Fiddle While TSA Burns

You’ll recall I wrote about this back in March, and I was afraid if the government didn’t act, things would get bad. The government isn’t acting in any meaningful manner. Sure Congress finally authorized TSA to use some overtime and they’ll be hiring an additional 700 or so screeners by the middle of June, but that’s a drop in the bucket. Congress needed to act much sooner and TSA should have relaxed its procedures to improve throughput, but no. Instead, they’ve been busy wasting time.

Remember Senators Markey (D-MA) and Blumenthal (D-CT)? Those two are the ones who kept trying to sneak airline fee regulation into the FAA reauthorization bill. Fortunately, they failed, but now they have a new target. These two Senators are up to their usual tricks: blaming airlines for everything.

In fact, they sent a letter to airline CEOs this week asking them to stop charging bag fees this summer so that fewer people would carry bags on and lines would move faster. Because Congress won’t do its job and properly fund a system it has forced upon the airlines and the traveling public, these two members of that esteemed body think airlines should completely alter their business models to help fix the mess Congress created. Yeah, right.

Maybe these Senators should be encouraging airlines to follow Frontier, Spirit, and Allegiant’s lead and charge for carry-on bags as well. If the solution is to reduce carry-on bags, that’ll do the trick.

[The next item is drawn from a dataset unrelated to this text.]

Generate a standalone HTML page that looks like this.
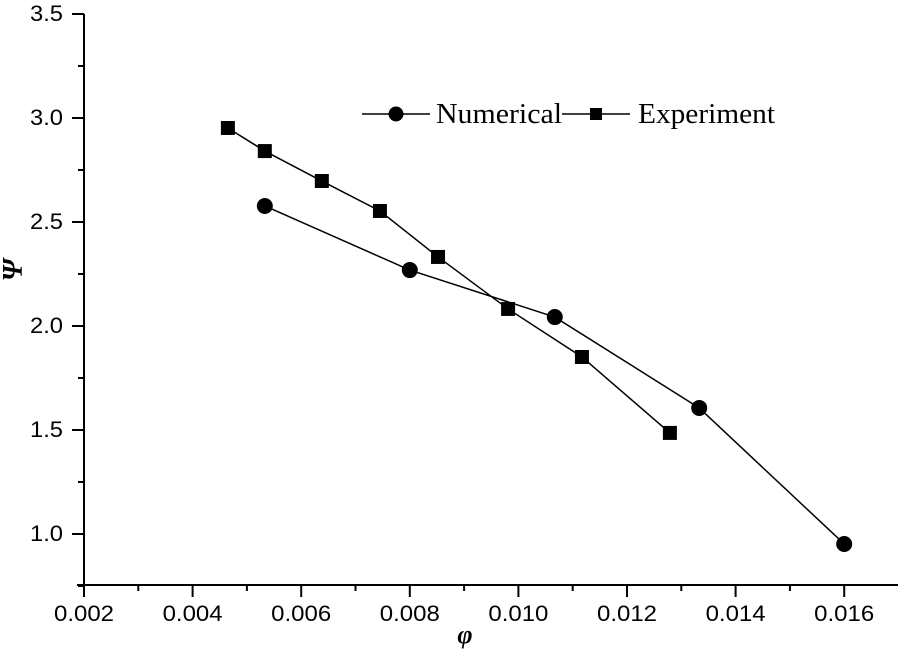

Something tells me that’s not going to be part of the Senators’ proposal since they clearly have a separate motive that has nothing to do with lowering the burden on TSA. But this is a useless discussion anyway. Cutting back on carry-ons in favor bulking up on checked bags won’t solve the problem.

Remember, TSA screens all those checked bags as well, and as I noted in March, it can’t keep up with demand for those services either. (Not usually this bad, but still pretty bad.) Bags are missing flights because TSA can’t keep up with checked bag demand. Encouraging people to check more bags will just shift the problem to a different part of the travel experience.

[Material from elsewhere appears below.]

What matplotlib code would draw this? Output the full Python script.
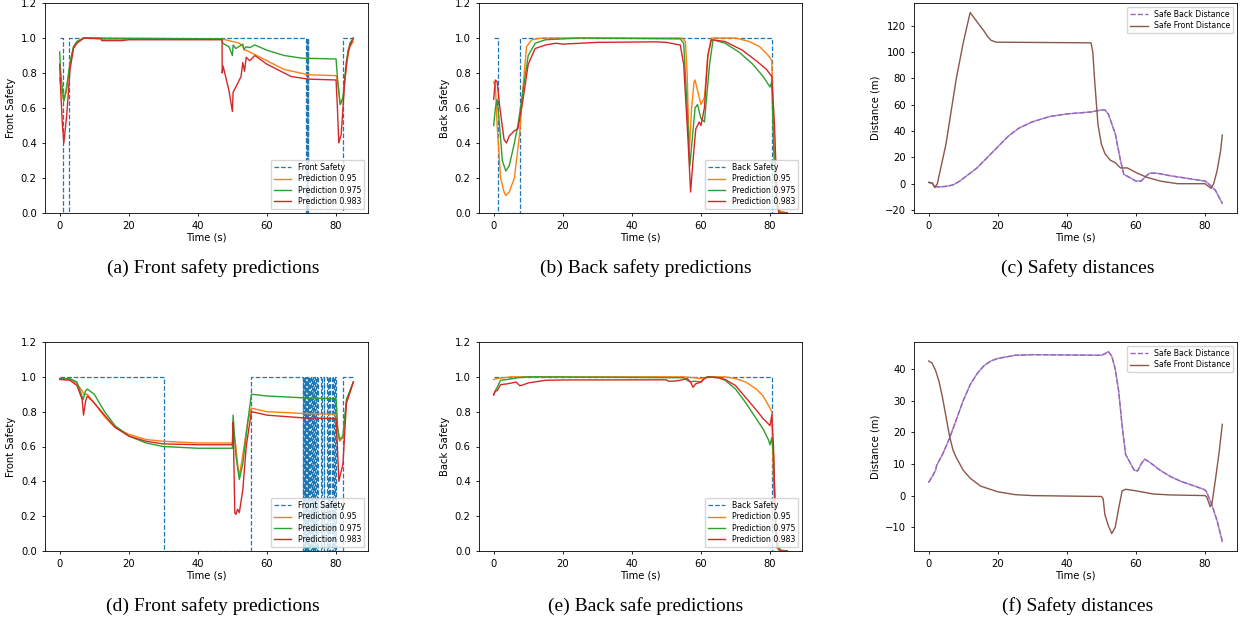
import numpy as np
import matplotlib.pyplot as plt

## ---- data ----
# (a) front safety, run 1
gt_a_t = [0, 1.0, 2.6, 71.4, 71.6, 71.7, 71.9, 72.0, 82.1, 85]
gt_a_v = [1, 0, 1, 0, 1, 0, 1, 0, 1, 1]
p95_a_t = [0, 0.5, 1.2, 2, 3, 4, 5, 7, 12, 12.2, 18, 20, 47, 48, 50, 52, 53, 53.5, 54, 56, 60, 65, 72, 80, 80.5, 81.2, 82, 83, 84, 85]
p95_a_v = [0.77, 0.7, 0.64, 0.7, 0.85, 0.95, 0.98, 1.0, 1.0, 0.99, 0.99, 0.995, 0.995, 0.99, 0.98, 0.97, 0.955, 0.93, 0.93, 0.91, 0.87, 0.82, 0.79, 0.785, 0.75, 0.62, 0.65, 0.85, 0.95, 0.98]
p975_a_t = [0, 0.3, 1.2, 2, 3, 4, 5, 7, 47, 47.2, 49, 50, 50.2, 51, 53, 53.3, 54, 55, 56.5, 60, 65, 70, 80, 80.5, 81.2, 82, 83, 84, 85]
p975_a_v = [0.92, 0.8, 0.64, 0.72, 0.86, 0.95, 0.98, 1.0, 0.995, 0.97, 0.95, 0.90, 0.96, 0.94, 0.965, 0.935, 0.95, 0.945, 0.96, 0.93, 0.9, 0.885, 0.88, 0.75, 0.62, 0.66, 0.87, 0.97, 1.0]
p983_a_t = [0, 0.3, 0.8, 1.2, 2, 3, 4, 5, 7, 12, 12.2, 18, 20, 47, 47.05, 47.3, 49, 50, 50.2, 51, 52.5, 53, 53.5, 54, 55, 56.5, 60, 67, 72, 80, 80.4, 80.8, 81.5, 82.5, 83.5, 85]
p983_a_v = [0.85, 0.7, 0.5, 0.40, 0.55, 0.82, 0.94, 0.97, 1.0, 0.995, 0.985, 0.985, 0.99, 0.99, 0.80, 0.84, 0.70, 0.58, 0.69, 0.72, 0.78, 0.86, 0.81, 0.89, 0.87, 0.90, 0.85, 0.78, 0.765, 0.76, 0.6, 0.40, 0.45, 0.75, 0.93, 1.0]

# (b) back safety, run 1
gt_b_t = [0, 1.2, 7.6, 80.6, 85]
gt_b_v = [1, 0, 1, 0, 0]
p95_b_t = [0, 0.5, 1, 2, 3, 3.5, 4.5, 6, 7.5, 8.5, 9.5, 11, 14, 54.5, 55.5, 56, 56.6, 57.3, 58, 58.3, 59, 60, 61, 62, 63, 70, 74, 77, 79.5, 80.5, 81, 81.5, 82, 83, 85]
p95_b_v = [0.75, 0.72, 0.5, 0.2, 0.12, 0.10, 0.12, 0.2, 0.45, 0.72, 0.95, 0.99, 1.0, 1.0, 0.98, 0.8, 0.35, 0.6, 0.75, 0.76, 0.7, 0.62, 0.66, 0.9, 1.0, 1.0, 0.98, 0.95, 0.9, 0.87, 0.5, 0.2, 0.05, 0.01, 0.0]
p975_b_t = [0, 0.5, 1, 1.7, 2.5, 3.5, 4.5, 6, 7, 8.5, 10, 12, 15, 25, 54, 55, 56, 56.8, 57.6, 58.3, 59, 60, 61, 62.5, 63.5, 67, 71, 75, 78, 80, 80.5, 81, 81.5, 82, 83, 85]
p975_b_v = [0.5, 0.6, 0.65, 0.5, 0.3, 0.24, 0.27, 0.4, 0.5, 0.7, 0.9, 0.97, 0.99, 1.0, 0.995, 0.97, 0.6, 0.27, 0.45, 0.6, 0.62, 0.54, 0.52, 0.85, 0.99, 0.97, 0.92, 0.85, 0.78, 0.72, 0.75, 0.4, 0.15, 0.03, 0.0, 0.0]
p983_b_t = [0, 0.5, 1, 1.8, 3, 3.7, 4.5, 6, 7, 8.5, 10, 12, 15, 18, 20, 30, 47, 50, 54, 55, 56.3, 57, 57.7, 58.5, 59.5, 60, 61, 62, 63, 67, 72, 76, 79, 80.5, 81.3, 82, 82.5, 85]
p983_b_v = [0.65, 0.76, 0.75, 0.6, 0.42, 0.40, 0.44, 0.47, 0.48, 0.65, 0.85, 0.94, 0.96, 0.97, 0.965, 0.975, 0.978, 0.975, 0.96, 0.85, 0.4, 0.12, 0.3, 0.48, 0.52, 0.5, 0.6, 0.9, 0.99, 0.98, 0.93, 0.87, 0.82, 0.78, 0.5, 0.1, 0.0, 0.0]

# (c) safety distances, run 1
back_c_t = [0, 1, 1.8, 3, 5, 7, 9, 12, 14, 17, 20, 23, 26, 30, 35, 40, 47, 50, 51, 52, 54, 55.5, 56.5, 58, 60, 61.5, 63, 64, 66, 70, 80, 81, 83, 85]
back_c_v = [1, 0.5, -2, -2.5, -2, -1, 2, 8, 12, 20, 28, 36, 42, 47, 51, 53, 54.5, 56, 56, 53, 38, 18, 7, 5, 2, 2, 6, 8, 8, 6, 2, 0, -5, -15]
front_c_t = [0, 1, 1.8, 2.5, 5, 8, 10, 12, 14, 16, 17, 18, 19.5, 47, 47.5, 48, 49, 50, 51, 52.5, 54, 55.5, 57.5, 60, 63, 67, 72, 80, 81, 81.7, 82.5, 83.5, 84.5, 85]
front_c_v = [1, 0.5, -3, 0, 30, 80, 107, 130, 123, 116, 112, 109, 107.5, 107, 100, 80, 45, 30, 23, 18, 16, 12, 12, 8.5, 5, 2, 0, 0, -2, -3.5, 0, 10, 25, 37]

# (d) front safety, run 2
gt_d_t = [0, 30.2, 55.5, 70.3, 70.5, 70.7, 70.9, 71.1, 71.3, 71.6, 71.8, 72.0, 72.2, 72.5, 72.7, 72.9, 73.2, 73.4, 73.7, 73.9, 74.2, 74.5, 74.8, 75.7, 75.9, 76.4, 76.6, 77.4, 77.6, 78.0, 78.2, 78.8, 79.0, 79.5, 79.7, 80.0, 82.1, 85]
gt_d_v = [1, 0, 1, 0, 1, 0, 1, 0, 1, 0, 1, 0, 1, 0, 1, 0, 1, 0, 1, 0, 1, 0, 1, 0, 1, 0, 1, 0, 1, 0, 1, 0, 1, 0, 1, 0, 1, 1]
p95_d_t = [0, 3, 5, 6.5, 7, 8, 10, 13, 16, 20, 25, 30, 40, 50, 50.5, 51, 51.5, 52, 53, 54.5, 55.5, 60, 70, 80, 80.5, 81, 82, 83, 85]
p95_d_v = [0.99, 0.985, 0.96, 0.92, 0.90, 0.90, 0.85, 0.77, 0.71, 0.67, 0.64, 0.63, 0.62, 0.62, 0.66, 0.6, 0.5, 0.43, 0.55, 0.75, 0.82, 0.80, 0.79, 0.785, 0.7, 0.63, 0.65, 0.85, 0.97]
p975_d_t = [0, 3, 5, 6.8, 7.5, 8, 10, 13, 16, 20, 25, 30, 40, 50, 50.2, 51, 52, 53, 54.5, 55.5, 60, 70, 80, 80.5, 81, 82, 83, 85]
p975_d_v = [0.99, 0.99, 0.97, 0.87, 0.92, 0.93, 0.90, 0.80, 0.72, 0.66, 0.62, 0.60, 0.59, 0.59, 0.78, 0.55, 0.41, 0.5, 0.75, 0.90, 0.89, 0.88, 0.875, 0.7, 0.64, 0.66, 0.87, 0.97]
p983_d_t = [0, 3, 5, 6.5, 6.9, 7.5, 8, 10, 13, 16, 20, 25, 30, 40, 50, 50.2, 50.7, 51, 51.5, 52, 53, 54, 55.5, 60, 70, 80, 80.4, 80.8, 82, 83, 85]
p983_d_v = [0.985, 0.98, 0.95, 0.87, 0.78, 0.86, 0.89, 0.85, 0.78, 0.71, 0.66, 0.63, 0.615, 0.61, 0.61, 0.74, 0.22, 0.21, 0.24, 0.22, 0.35, 0.6, 0.80, 0.78, 0.765, 0.76, 0.6, 0.40, 0.5, 0.85, 0.97]

# (e) back safety, run 2
gt_e_t = [0, 80.6, 85]
gt_e_v = [1, 0, 0]
p95_e_t = [0, 1, 3, 5, 55, 58, 60, 62, 67, 70, 73, 76, 78, 80, 80.5, 81, 81.5, 82, 83, 85]
p95_e_v = [0.985, 0.99, 0.995, 1.0, 1.0, 0.995, 0.99, 1.0, 1.0, 0.99, 0.97, 0.93, 0.89, 0.82, 0.8, 0.4, 0.15, 0.02, 0.0, 0.0]
p975_e_t = [0, 1, 2, 4, 7, 10, 55, 56, 57, 58, 60, 61, 62, 65, 67, 70, 73, 76, 78, 79.5, 80, 80.5, 81, 81.5, 82, 83, 85]
p975_e_v = [0.9, 0.94, 0.98, 0.985, 0.995, 1.0, 0.995, 0.98, 0.97, 0.975, 0.97, 0.99, 1.0, 0.995, 0.98, 0.93, 0.85, 0.76, 0.7, 0.64, 0.61, 0.65, 0.55, 0.25, 0.05, 0.005, 0.0]
p983_e_t = [0, 0.5, 1, 2, 4, 6.5, 7.5, 8, 10, 15, 20, 50, 50.5, 52, 54, 56, 57, 57.7, 58.5, 60, 61, 62, 65, 67, 70, 73, 76, 78, 80, 80.5, 81, 81.5, 82, 83, 85]
p983_e_v = [0.895, 0.92, 0.92, 0.955, 0.96, 0.97, 0.95, 0.95, 0.965, 0.98, 0.982, 0.983, 0.975, 0.975, 0.98, 0.99, 0.97, 0.94, 0.96, 0.97, 0.99, 1.0, 0.995, 0.985, 0.95, 0.88, 0.81, 0.76, 0.72, 0.78, 0.6, 0.2, 0.02, 0.0, 0.0]

# (f) safety distances, run 2
back_f_t = [0, 1, 2, 2.3, 4, 6, 8, 10, 12, 14, 16, 18, 20, 25, 30, 40, 50, 51, 52, 53, 54, 55, 56, 57, 58, 59.5, 60.5, 61.5, 62.5, 64, 67, 70, 73, 77, 80, 80.5, 82, 83.5, 85]
back_f_v = [4.2, 6, 8, 9.5, 13, 18, 24, 30, 35, 38.5, 41, 42.5, 43.3, 44.3, 44.5, 44.4, 44.3, 44.8, 45.5, 44, 40, 33, 22, 13, 11, 8, 7.8, 10, 11.5, 10.5, 8, 6, 4.5, 3, 1.8, 1, -3, -8, -14.5]
front_f_t = [0, 1, 2, 3, 4, 5, 6, 7, 8, 10, 12, 15, 20, 25, 30, 50, 50.5, 51, 52, 53, 54, 55, 56, 57, 60, 65, 70, 80, 80.5, 81.5, 82, 83, 84, 85]
front_f_v = [42.5, 41.8, 39.5, 36, 31, 25, 19, 14.5, 12, 8, 5.5, 3, 1.2, 0.3, 0, -0.3, -1, -6, -9.5, -12, -10, -4, 1.5, 2, 1.5, 0.5, 0.2, 0, -0.5, -3.5, -2.5, 5, 13, 22.5]

captions = ["(a) Front safety predictions", "(b) Back safety predictions", "(c) Safety distances",
            "(d) Front safety predictions", "(e) Back safe predictions", "(f) Safety distances"]

## ---- style ----
plt.rcParams['font.size'] = 7.2
plt.rcParams['axes.linewidth'] = 0.6
plt.rcParams['xtick.major.width'] = 0.6
plt.rcParams['ytick.major.width'] = 0.6
plt.rcParams['xtick.major.size'] = 2.5
plt.rcParams['ytick.major.size'] = 2.5

fig = plt.figure(figsize=(12.41, 6.25), dpi=100)
W, H = 1241.0, 625.0

def make_ax(left, right, top, bottom):
    return fig.add_axes([left / W, (H - bottom) / H, (right - left) / W, (bottom - top) / H])

lefts = [45, 479, 914]
rights = [368, 802, 1237]

def safety_panel(ax, gt_t, gt_v, preds, gt_label, ylabel):
    ax.plot(gt_t, gt_v, '--', color='C0', lw=0.9, drawstyle='steps-post', label=gt_label)
    names = ["Prediction 0.95", "Prediction 0.975", "Prediction 0.983"]
    for (t, v), c, n in zip(preds, ['C1', 'C2', 'C3'], names):
        ax.plot(t, v, color=c, lw=1.0, label=n)
    ax.set_ylim(0, 1.2)
    ax.set_xlabel("Time (s)", labelpad=1)
    ax.set_ylabel(ylabel, labelpad=3)
    ax.legend(loc='lower right', fontsize=5.6, handlelength=2.2, borderpad=0.4, labelspacing=0.3)

def distance_panel(ax, bt, bv, ft, fv):
    ax.plot(bt, bv, '--', color='C4', lw=1.0, label="Safe Back Distance")
    ax.plot(bt, bv, '-', color='C4', lw=1.0, alpha=0.8)
    ax.plot(ft, fv, '-', color='C5', lw=1.0, label="Safe Front Distance")
    ax.set_xlabel("Time (s)", labelpad=1)
    ax.set_ylabel("Distance (m)", labelpad=3)
    ax.legend(loc='upper right', fontsize=5.6, handlelength=2.2, borderpad=0.4, labelspacing=0.3)

rows = [(3, 213), (342, 551)]

ax = make_ax(lefts[0], rights[0], *rows[0])
safety_panel(ax, gt_a_t, gt_a_v, [(p95_a_t, p95_a_v), (p975_a_t, p975_a_v), (p983_a_t, p983_a_v)], "Front Safety", "Front Safety")
ax = make_ax(lefts[1], rights[1], *rows[0])
safety_panel(ax, gt_b_t, gt_b_v, [(p95_b_t, p95_b_v), (p975_b_t, p975_b_v), (p983_b_t, p983_b_v)], "Back Safety", "Back Safety")
ax = make_ax(lefts[2], rights[2], *rows[0])
distance_panel(ax, back_c_t, back_c_v, front_c_t, front_c_v)

ax = make_ax(lefts[0], rights[0], *rows[1])
safety_panel(ax, gt_d_t, gt_d_v, [(p95_d_t, p95_d_v), (p975_d_t, p975_d_v), (p983_d_t, p983_d_v)], "Front Safety", "Front Safety")
ax = make_ax(lefts[1], rights[1], *rows[1])
safety_panel(ax, gt_e_t, gt_e_v, [(p95_e_t, p95_e_v), (p975_e_t, p975_e_v), (p983_e_t, p983_e_v)], "Back Safety", "Back Safety")
ax = make_ax(lefts[2], rights[2], *rows[1])
distance_panel(ax, back_f_t, back_f_v, front_f_t, front_f_v)

## captions under each panel
cap_x = [213, 646, 1078]
cap_y = [268, 606]
for i, cap in enumerate(captions):
    fig.text(cap_x[i % 3] / W, (H - cap_y[i // 3]) / H, cap, ha='center', va='center',
             family='Liberation Serif', fontsize=14)

fig.savefig("out.png", dpi=100)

It would certainly be much more productive if Congress focused on understanding what was happening and then solving the problem instead of wasting time with PR stunts. It has finally started to make some hollow moves, but we’re way too late for anything to meaningfully change this summer.

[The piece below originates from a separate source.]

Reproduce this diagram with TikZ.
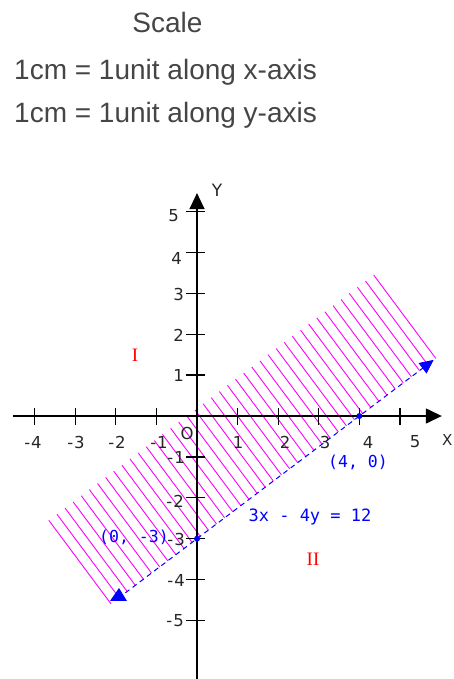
\documentclass[tikz,border=0pt]{standalone}
\usepackage{fontspec}
\setmainfont{Liberation Sans}
\newfontfamily\tickfont{DejaVu Sans}
\newfontfamily\labmono{DejaVu Sans Mono}
\newfontfamily\labserif{Liberation Serif}
\usetikzlibrary{arrows.meta}
\definecolor{txtgray}{HTML}{454545}
\definecolor{hatchcol}{HTML}{FF00FF}
\definecolor{lineblue}{HTML}{0000FF}
\definecolor{regred}{HTML}{FF0000}
\begin{document}
\begin{tikzpicture}[x=1pt,y=-1pt,
  headtext/.style={font=\fontsize{28}{28}\selectfont, text=txtgray, inner sep=0pt},
  ticklab/.style={font=\tickfont\fontsize{16.5}{16.5}\selectfont, text=black!85, inner sep=0pt},
  axisline/.style={line width=1.3pt, black},
  axisarrow/.style={axisline, -{Triangle[length=16pt,width=15pt]}},
  hatchline/.style={line width=0.9pt, hatchcol},
  eqline/.style={line width=1pt, lineblue, dash pattern=on 5pt off 4pt, -{Triangle[length=14pt,width=13pt]}},
  ptdot/.style={circle, fill=lineblue, inner sep=0pt, minimum size=6pt},
  bluelab/.style={font=\labmono\fontsize{16.5}{16.5}\selectfont, text=lineblue, inner sep=0pt},
  redlab/.style={font=\labserif\fontsize{19}{19}\selectfont, text=regred, inner sep=0pt}]
\useasboundingbox (0,0) rectangle (453,679);
% heading
\node[headtext, anchor=base] (title) at (167.5,33) {Scale};
\node[headtext, anchor=base west] (scalex) at (14,80) {1cm = 1unit along x-axis};
\node[headtext, anchor=base west] (scaley) at (14,123) {1cm = 1unit along y-axis};
% graph
\begin{scope}[shift={(197,416)}, x=40.6pt, y=40.9pt]
  \foreach \k in {0,...,40} {
    \pgfmathsetmacro\s{0.25*\k}
    \draw[hatchline] ({-2.12+0.8*\s},{-4.59+0.6*\s}) -- ++(-1.53,2.04);
  }
  \coordinate (xstart) at (-4.53,0);
  \coordinate (xend) at (6.03,0);
  \coordinate (ystart) at (0,-6.5);
  \coordinate (yend) at (0,5.45);
  \draw[axisarrow] (xstart) -- (xend);
  \draw[axisarrow] (ystart) -- (yend);
  \foreach \i in {-4,-3,-2,-1,1,2,3,4,5}
    \draw[axisline] ([yshift=8pt]\i,0) -- ([yshift=-9pt]\i,0);
  \foreach \j in {-5,-4,-3,-2,-1,1,2,3,4,5}
    \draw[axisline] ([xshift=-11pt]0,\j) -- ([xshift=8pt]0,\j);
  \coordinate (lstart) at (-1.94,-4.455);
  \coordinate (lend) at (5.83,1.3725);
  \draw[eqline] (lstart) -- (lend);
  \fill[lineblue] (-2.143,-4.523) -- (-1.724,-4.523) -- (-1.921,-4.205) -- cycle;
  \node[ptdot] (p40) at (4,0) {};
  \node[ptdot] (p03) at (0,-3) {};
\end{scope}
% x tick labels
\node[ticklab] (xl-4) at (33,442) {-\kern1pt4};
\node[ticklab] (xl-3) at (76,442) {-\kern1pt3};
\node[ticklab] (xl-2) at (117,442) {-\kern1pt2};
\node[ticklab] (xl-1) at (159,442) {-\kern1pt1};
\node[ticklab] (xl1) at (238,442) {1};
\node[ticklab] (xl2) at (285,442) {2};
\node[ticklab] (xl3) at (325,442) {3};
\node[ticklab] (xl4) at (368,442) {4};
\node[ticklab] (xl5) at (415,442) {5};
% y tick labels
\node[ticklab, anchor=east] (yl5) at (179,216) {5};
\node[ticklab, anchor=east] (yl4) at (182,258) {4};
\node[ticklab, anchor=east] (yl3) at (184,294) {3};
\node[ticklab, anchor=east] (yl2) at (184,335) {2};
\node[ticklab, anchor=east] (yl1) at (184,375) {1};
\node[ticklab, anchor=east] (yl-1) at (185,457) {-\kern1pt1};
\node[ticklab, anchor=east] (yl-2) at (184,501) {-\kern1pt2};
\node[ticklab, anchor=east] (yl-3) at (185,539) {-\kern1pt3};
\node[ticklab, anchor=east] (yl-4) at (185,580) {-\kern1pt4};
\node[ticklab, anchor=east] (yl-5) at (184,621) {-\kern1pt5};
\node[ticklab] (orig) at (187,433) {O};
\node[ticklab, font=\tickfont\fontsize{15}{15}\selectfont, anchor=east] (xlab) at (452.5,440) {X};
\node[ticklab, font=\tickfont\fontsize{17}{17}\selectfont] (ylab) at (217,190) {Y};
% labels
\node[redlab] (reg1) at (135,355) {I};
\node[redlab] (reg2) at (313,559) {II};
\node[bluelab] (lab40) at (358,462) {(4, 0)};
\node[bluelab] (lab03) at (134,537) {(0, -3)};
\node[bluelab, font=\labmono\fontsize{17}{17}\selectfont] (eqlab) at (310,516.5) {3x - 4y = 12};
\end{tikzpicture}
\end{document}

The TSA either needs more screeners or it needs to be more efficient at using the resources it already has. The latter was the premise of some Congressional theater last week when a House committee decided to hold hearings on “Examining Management Practices and Misconduct at TSA.”

This was a complete mess that provided no solutions. You can watch some of the videos from that hearing and see just how useless this exercise has been.

Is there no way to fix this without Congress? Of course there is. If the TSA wanted to do something useful, it could. It could opt to go back to previous security procedures which allowed for greater throughput. But no, that won’t happen… all in the name of safety. Anyone believe that?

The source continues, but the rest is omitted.